На самом деле тут всё — война. Под покровом снов — нескончаемая война. Истинное лицо Антверпена — это война и убийства. Если бы дома Антверпена выглядели такими, какие они есть в действительности, на их фасадах была бы написана история войны и убийств. Непреходящие, постоянно возобновляемые война и убийства. Антверпенские улицы — тихие и красивые, и еще там всегда моросит. На самом же деле они должны стенать о войне и убийствах. Они бы стенали о бегущих людях, за которыми гонится разъяренная толпа или солдаты с глумливыми и пьяными лицами; они преследуют человеческих существ на антверпенских улицах, чтобы убивать. Почти что видишь эти глумливые лица, эту ухмылку, что проступает на лице человека, когда тот уже свыкся с мыслью, что будет насиловать и убивать, ломать, крушить и жечь.

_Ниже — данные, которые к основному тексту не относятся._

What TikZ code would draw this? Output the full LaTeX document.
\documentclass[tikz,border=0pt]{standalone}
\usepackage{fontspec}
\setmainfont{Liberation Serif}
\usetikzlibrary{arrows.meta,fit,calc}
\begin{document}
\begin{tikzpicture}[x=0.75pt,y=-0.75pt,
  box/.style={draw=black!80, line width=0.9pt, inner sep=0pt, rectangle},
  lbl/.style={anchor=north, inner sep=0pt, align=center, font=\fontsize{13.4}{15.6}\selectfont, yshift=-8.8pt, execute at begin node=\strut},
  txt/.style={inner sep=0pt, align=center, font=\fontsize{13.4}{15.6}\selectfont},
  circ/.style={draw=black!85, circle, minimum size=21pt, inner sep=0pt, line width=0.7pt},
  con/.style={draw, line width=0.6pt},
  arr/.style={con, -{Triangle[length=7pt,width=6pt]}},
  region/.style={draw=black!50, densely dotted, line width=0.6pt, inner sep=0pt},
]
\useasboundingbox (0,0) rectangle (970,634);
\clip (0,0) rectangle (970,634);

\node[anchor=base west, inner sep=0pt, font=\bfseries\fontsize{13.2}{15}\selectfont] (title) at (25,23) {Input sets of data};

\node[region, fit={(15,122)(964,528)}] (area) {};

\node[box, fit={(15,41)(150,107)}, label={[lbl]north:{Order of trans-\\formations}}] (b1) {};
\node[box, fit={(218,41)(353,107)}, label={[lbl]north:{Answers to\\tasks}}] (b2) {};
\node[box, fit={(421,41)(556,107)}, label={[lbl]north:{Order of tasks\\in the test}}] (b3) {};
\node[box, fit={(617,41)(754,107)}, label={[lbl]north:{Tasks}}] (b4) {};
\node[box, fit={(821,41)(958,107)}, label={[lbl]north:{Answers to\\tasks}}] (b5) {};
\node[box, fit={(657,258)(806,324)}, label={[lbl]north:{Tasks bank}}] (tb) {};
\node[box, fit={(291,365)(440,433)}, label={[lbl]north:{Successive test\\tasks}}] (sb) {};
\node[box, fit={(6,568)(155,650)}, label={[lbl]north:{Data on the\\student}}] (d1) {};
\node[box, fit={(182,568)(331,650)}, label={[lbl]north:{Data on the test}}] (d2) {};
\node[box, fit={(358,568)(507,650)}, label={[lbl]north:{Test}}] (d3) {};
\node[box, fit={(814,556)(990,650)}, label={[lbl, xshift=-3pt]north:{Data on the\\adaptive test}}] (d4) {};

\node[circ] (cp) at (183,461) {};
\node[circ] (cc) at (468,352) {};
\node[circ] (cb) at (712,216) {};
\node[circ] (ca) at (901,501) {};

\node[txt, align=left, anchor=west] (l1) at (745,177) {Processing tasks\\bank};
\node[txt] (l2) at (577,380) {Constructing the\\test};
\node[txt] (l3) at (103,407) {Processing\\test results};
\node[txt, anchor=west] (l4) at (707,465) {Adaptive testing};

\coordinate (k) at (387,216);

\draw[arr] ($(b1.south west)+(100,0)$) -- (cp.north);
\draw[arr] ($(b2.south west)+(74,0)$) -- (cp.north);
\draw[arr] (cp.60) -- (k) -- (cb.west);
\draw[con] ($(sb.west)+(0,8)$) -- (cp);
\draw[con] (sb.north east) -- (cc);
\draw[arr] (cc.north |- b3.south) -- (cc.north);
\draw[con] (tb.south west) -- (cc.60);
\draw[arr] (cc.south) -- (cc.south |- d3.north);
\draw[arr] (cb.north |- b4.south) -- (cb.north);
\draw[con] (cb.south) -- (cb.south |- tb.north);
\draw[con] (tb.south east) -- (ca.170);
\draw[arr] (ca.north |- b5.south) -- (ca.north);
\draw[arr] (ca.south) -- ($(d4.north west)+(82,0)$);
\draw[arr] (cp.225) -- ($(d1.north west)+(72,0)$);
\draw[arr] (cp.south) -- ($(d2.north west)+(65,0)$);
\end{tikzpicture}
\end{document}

Такую историю рассказал бы о себе Антверпен, если бы не грезы и перегрезы о прошлом, которые также всегда — забывание. Корабли, заходившие в гавань и бросавшие якорь в порту Антверпена, разгружали поживу от войны и убийств — прямо или косвенно. Веками материальное свидетельство войны и убийств поднималось из доков и наполняло дома антверпенцев. Даже если войны и убийства в Европе — на этой земле бесконечных войн и убийств — веками носились по городу Антверпену взад и вперед, порт возвращал добычу с войны и убийств из таких мест, о которых многие антверпенцы никогда не слыхали и которые не представили бы даже в самых смелых мечтах. Война и убийства — и ничего больше.

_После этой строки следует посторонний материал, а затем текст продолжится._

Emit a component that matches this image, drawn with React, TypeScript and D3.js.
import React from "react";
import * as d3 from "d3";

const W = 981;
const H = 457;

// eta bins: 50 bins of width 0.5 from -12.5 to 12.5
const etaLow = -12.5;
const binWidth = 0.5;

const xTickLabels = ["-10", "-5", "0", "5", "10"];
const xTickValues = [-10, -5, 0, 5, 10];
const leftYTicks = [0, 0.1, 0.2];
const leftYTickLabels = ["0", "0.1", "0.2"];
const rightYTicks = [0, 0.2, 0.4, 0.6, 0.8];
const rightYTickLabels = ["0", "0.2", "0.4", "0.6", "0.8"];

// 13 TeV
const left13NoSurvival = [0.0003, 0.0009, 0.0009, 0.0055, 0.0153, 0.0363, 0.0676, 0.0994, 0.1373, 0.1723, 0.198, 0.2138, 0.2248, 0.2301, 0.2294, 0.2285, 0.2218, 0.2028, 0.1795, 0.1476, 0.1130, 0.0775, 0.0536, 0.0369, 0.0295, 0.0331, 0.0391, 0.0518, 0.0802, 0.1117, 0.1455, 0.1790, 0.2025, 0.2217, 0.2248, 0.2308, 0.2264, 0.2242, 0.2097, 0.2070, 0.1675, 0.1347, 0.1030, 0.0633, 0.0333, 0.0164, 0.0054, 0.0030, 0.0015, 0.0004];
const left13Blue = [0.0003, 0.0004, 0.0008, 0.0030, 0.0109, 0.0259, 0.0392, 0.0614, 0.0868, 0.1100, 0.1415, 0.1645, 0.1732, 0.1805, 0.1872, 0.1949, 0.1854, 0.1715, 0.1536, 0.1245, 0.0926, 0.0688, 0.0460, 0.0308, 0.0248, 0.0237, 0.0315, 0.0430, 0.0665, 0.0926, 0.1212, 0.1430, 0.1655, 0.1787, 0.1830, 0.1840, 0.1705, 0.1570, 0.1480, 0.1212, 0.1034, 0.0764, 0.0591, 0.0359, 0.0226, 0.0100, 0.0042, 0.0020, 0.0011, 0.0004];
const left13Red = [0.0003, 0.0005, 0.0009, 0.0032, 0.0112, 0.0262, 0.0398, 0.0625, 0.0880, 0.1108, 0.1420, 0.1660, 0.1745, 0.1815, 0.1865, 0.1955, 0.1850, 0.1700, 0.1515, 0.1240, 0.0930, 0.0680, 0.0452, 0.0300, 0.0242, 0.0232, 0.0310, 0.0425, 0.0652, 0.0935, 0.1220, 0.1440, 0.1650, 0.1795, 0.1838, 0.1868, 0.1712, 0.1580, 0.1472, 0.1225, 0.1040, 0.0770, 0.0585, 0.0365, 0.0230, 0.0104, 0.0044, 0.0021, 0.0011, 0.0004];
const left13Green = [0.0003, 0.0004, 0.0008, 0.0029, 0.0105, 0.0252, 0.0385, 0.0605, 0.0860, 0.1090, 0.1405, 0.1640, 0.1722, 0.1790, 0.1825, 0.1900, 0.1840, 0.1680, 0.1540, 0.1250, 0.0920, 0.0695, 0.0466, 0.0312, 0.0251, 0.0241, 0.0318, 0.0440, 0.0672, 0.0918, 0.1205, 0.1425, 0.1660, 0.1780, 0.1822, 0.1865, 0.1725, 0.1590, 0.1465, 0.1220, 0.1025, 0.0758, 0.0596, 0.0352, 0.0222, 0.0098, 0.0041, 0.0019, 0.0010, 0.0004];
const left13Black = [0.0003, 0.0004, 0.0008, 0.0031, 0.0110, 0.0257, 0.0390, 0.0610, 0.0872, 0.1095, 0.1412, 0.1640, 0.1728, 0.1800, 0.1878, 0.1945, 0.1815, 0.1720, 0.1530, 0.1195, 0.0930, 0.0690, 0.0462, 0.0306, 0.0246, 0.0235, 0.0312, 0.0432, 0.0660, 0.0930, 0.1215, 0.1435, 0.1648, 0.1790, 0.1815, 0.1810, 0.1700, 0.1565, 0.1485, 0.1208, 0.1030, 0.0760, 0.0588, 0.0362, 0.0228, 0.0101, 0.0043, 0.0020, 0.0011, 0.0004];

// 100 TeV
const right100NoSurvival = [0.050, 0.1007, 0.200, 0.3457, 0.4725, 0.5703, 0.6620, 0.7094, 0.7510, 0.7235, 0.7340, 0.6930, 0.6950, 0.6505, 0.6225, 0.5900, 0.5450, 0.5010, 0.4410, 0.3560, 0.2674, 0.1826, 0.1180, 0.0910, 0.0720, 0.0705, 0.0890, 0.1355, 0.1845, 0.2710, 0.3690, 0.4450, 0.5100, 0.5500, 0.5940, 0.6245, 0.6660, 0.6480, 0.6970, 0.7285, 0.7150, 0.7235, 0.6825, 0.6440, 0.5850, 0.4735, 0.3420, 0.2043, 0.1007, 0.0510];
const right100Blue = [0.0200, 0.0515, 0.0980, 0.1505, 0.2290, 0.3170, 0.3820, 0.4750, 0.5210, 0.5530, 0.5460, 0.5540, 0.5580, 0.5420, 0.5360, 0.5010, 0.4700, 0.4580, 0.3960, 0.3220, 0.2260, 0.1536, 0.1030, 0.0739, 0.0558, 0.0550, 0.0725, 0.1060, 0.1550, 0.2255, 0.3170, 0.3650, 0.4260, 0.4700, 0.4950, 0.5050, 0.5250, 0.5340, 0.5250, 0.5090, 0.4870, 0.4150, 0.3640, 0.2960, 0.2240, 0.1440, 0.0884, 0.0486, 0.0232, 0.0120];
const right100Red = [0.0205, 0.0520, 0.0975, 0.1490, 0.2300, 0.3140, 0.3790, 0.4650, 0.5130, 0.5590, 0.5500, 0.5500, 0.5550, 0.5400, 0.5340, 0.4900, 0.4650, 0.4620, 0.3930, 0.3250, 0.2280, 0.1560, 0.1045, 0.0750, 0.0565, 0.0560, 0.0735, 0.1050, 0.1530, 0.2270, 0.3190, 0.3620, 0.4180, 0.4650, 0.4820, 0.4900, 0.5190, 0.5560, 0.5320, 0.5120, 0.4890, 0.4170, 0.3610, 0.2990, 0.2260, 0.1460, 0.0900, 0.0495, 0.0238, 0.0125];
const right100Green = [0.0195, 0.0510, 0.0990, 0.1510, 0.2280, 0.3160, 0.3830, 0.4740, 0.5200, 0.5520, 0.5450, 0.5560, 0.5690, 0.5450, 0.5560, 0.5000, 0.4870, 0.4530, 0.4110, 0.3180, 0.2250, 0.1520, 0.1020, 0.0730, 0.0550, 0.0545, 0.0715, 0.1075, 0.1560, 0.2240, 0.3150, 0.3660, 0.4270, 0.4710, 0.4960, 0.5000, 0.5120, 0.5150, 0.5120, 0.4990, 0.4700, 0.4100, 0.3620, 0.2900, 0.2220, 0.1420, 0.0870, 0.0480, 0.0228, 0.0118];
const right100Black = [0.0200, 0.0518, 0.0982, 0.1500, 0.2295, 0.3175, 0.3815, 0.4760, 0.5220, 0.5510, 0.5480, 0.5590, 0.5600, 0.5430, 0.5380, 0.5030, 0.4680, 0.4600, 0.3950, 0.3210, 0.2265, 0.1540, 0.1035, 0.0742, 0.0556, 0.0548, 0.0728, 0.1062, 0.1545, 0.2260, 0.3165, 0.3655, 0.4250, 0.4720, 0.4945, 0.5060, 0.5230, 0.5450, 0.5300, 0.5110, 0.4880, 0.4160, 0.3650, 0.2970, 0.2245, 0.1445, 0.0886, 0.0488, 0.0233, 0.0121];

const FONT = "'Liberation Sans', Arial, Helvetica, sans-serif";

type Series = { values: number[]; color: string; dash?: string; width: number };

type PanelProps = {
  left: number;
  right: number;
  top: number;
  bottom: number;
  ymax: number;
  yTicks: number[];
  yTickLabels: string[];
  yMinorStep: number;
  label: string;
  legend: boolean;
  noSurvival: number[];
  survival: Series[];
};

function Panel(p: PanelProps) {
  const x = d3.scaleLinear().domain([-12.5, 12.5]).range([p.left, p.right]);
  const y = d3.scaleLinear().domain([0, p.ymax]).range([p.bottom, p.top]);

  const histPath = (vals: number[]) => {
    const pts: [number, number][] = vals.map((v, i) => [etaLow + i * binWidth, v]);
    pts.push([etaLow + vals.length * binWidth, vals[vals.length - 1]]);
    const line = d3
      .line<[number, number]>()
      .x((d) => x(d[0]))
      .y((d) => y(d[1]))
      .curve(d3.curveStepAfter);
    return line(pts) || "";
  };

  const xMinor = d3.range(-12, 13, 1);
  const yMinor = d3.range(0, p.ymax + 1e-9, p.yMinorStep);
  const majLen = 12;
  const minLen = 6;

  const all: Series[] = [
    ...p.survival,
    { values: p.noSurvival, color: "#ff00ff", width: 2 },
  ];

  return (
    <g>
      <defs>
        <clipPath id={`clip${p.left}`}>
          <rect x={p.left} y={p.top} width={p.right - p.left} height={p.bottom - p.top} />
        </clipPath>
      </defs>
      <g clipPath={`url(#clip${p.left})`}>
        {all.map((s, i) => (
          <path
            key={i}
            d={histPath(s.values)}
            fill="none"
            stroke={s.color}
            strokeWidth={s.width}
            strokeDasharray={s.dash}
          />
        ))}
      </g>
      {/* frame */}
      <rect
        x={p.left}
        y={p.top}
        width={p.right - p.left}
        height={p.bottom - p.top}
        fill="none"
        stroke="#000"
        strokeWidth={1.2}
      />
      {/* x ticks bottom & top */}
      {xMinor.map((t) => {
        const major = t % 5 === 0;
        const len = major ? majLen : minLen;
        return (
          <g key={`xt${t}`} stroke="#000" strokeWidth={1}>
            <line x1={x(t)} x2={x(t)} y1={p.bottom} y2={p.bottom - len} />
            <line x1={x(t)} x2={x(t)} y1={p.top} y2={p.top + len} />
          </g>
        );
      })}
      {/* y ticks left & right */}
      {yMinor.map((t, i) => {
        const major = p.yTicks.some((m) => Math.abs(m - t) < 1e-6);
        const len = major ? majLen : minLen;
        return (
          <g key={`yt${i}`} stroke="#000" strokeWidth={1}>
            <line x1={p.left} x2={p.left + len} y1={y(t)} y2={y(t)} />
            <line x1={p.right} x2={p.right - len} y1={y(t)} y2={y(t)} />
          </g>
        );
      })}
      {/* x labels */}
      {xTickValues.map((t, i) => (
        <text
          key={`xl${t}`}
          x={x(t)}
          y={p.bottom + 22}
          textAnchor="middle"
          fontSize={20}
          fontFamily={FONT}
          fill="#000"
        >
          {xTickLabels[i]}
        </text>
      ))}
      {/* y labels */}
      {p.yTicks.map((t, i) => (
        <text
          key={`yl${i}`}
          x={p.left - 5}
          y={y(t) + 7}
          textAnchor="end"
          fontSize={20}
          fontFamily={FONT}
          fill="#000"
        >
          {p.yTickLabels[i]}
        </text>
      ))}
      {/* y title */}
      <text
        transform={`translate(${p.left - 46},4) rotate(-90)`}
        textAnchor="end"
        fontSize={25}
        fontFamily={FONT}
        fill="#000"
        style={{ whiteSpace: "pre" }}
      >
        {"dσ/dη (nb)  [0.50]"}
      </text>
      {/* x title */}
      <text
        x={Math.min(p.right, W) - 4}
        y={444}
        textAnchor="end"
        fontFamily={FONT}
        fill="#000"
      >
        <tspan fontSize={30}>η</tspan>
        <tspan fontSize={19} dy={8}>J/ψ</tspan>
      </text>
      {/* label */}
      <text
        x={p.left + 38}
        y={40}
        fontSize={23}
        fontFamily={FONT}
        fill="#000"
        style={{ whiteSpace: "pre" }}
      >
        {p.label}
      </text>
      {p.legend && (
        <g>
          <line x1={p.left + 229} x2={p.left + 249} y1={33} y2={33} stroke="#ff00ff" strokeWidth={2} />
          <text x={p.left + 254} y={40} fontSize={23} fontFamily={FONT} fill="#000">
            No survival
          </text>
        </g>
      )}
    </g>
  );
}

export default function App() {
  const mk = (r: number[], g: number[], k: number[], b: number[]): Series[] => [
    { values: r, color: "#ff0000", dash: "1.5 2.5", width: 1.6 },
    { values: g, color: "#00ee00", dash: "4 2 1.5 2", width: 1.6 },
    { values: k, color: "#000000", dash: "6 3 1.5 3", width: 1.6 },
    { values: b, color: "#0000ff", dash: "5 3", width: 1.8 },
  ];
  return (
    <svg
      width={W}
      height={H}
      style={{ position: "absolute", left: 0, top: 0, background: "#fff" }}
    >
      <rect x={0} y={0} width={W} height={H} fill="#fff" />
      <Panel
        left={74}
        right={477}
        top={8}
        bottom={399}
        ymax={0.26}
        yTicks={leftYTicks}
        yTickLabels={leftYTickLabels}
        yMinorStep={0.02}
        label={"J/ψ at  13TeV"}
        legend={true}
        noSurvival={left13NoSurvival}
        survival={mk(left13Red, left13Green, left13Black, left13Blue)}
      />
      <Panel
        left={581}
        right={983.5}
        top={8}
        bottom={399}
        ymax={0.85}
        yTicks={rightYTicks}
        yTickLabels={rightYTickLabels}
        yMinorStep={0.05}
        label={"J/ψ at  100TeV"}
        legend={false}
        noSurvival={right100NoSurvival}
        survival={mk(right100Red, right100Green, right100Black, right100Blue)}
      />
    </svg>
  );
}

XIII. Внезапно истина силы обретается в слабости, истина героизма — в капитуляции
Я пришел к убеждению, что Рубенс любил Силена. Он любил этого старика с его хмельным спотыканием и гигантскими, хотя и сомнительными по форме коленями. В этом-то и секрет. Рубенс писал свою картину сочувственно, с пониманием и любовью. Вот главная разница между Ницше и Рубенсом. Ницше узрел силенову истину, но узрел ее в качестве безжалостной истины — истины, делающей безжалостным. Ницше рассматривал Силена с точки зрения своей одинокой и замкнутой на себе безжалостности. Ницше рассматривал Силена как собрата по онанизму. Он рассматривал Силена как героя, изрекающего истины, — такие, что требуют героического поведения. Он восхищался греками за умение — особенно в их ранние дни — смотреть на действительность жизни, смотреть на чистый разряд энергии, то есть жизненную силу существ в их кратком существовании, и видеть этот разряд как истину по ту сторону добра и зла.
Силен, как полагал Ницше, показывает нам жизнь как чистое самовыражение — ни больше ни меньше. Жизнь исходит криком и потóм затухает. Этот крик может быть величественным или убогим, но объять его в этом качестве значит существовать по ту сторону добра и зла. По ту сторону добра и зла, думал Ницше, — значит по ту сторону категорий, которые мы придумываем себе из боязни. Мы страшимся чистого выражения жизни в ее порыве и в ее пульсирующей жажде просто быть. Мы драпируем ее словами, категориями, суждениями. Мы выдумываем понятия типа добра и зла, а потом делаем вид, что они что-то значат. А жизнь в это время вскипает из своего источника, вырывается наружу и затем умирает. Крик в пустоту. Крик, борьба, смерть. Снова и снова. Она по ту сторону добра и зла, думал Ницше, — по ту сторону всего, что мы можем сказать. И Ницше рассматривал Силена как носителя этой истины — истины жизни по ту сторону добра и зла. Визг, что доносится из самых дремучих лесных чащоб, — зверь настигает другого зверя. Тишина, ее отзвуки в лесной глуши. Ничто. И затем — исходящая из этого «ничто» сила.
Так это видел Ницше. А Рубенс видел это иначе. Рубенс почувствовал жалость к Силену, и из этой жалости родилось понимание. Он почувствовал жалость и чувствовал ее как собрат-страдалец. Он увидел собрата-страдальца и полюбил его. Он полюбил Силена, потому что ничего героического в Силене вообще-то нет. Рубенс не мог согласиться с идеей Ницше, что Силен делает нас сильными, что он сам — сильный, что в принятии жизни как разряда энергии Силен открывает нам путь к силе Бытия. Рубенс никогда не видел Силена вот так — как сильного персонажа. Вместо этого он обнаружил в нем персонажа, которого может полюбить. Ницше был не способен увидеть Силена так, потому что был не способен на любовь.
Можем ли мы сознаться, что при чтении Ницше, если читать Ницше всю жизнь, на ум внезапно приходит такая мысль: «Этот человек не способен на любовь»? Или по крайней мере что он хотел умертвить любовь, что он изо всех сил пытался защитить себя от опасности, которую представляет любовь. Идея, будто он мог открыть силенову истину, и та заставила бы его пожалеть Силена и затем полюбить его, показалась бы Ницше прямой антитезой открытой греками истине. С любовью, возразил бы Ницше, трагедия, вне всякого сомнения, не имеет ничего общего.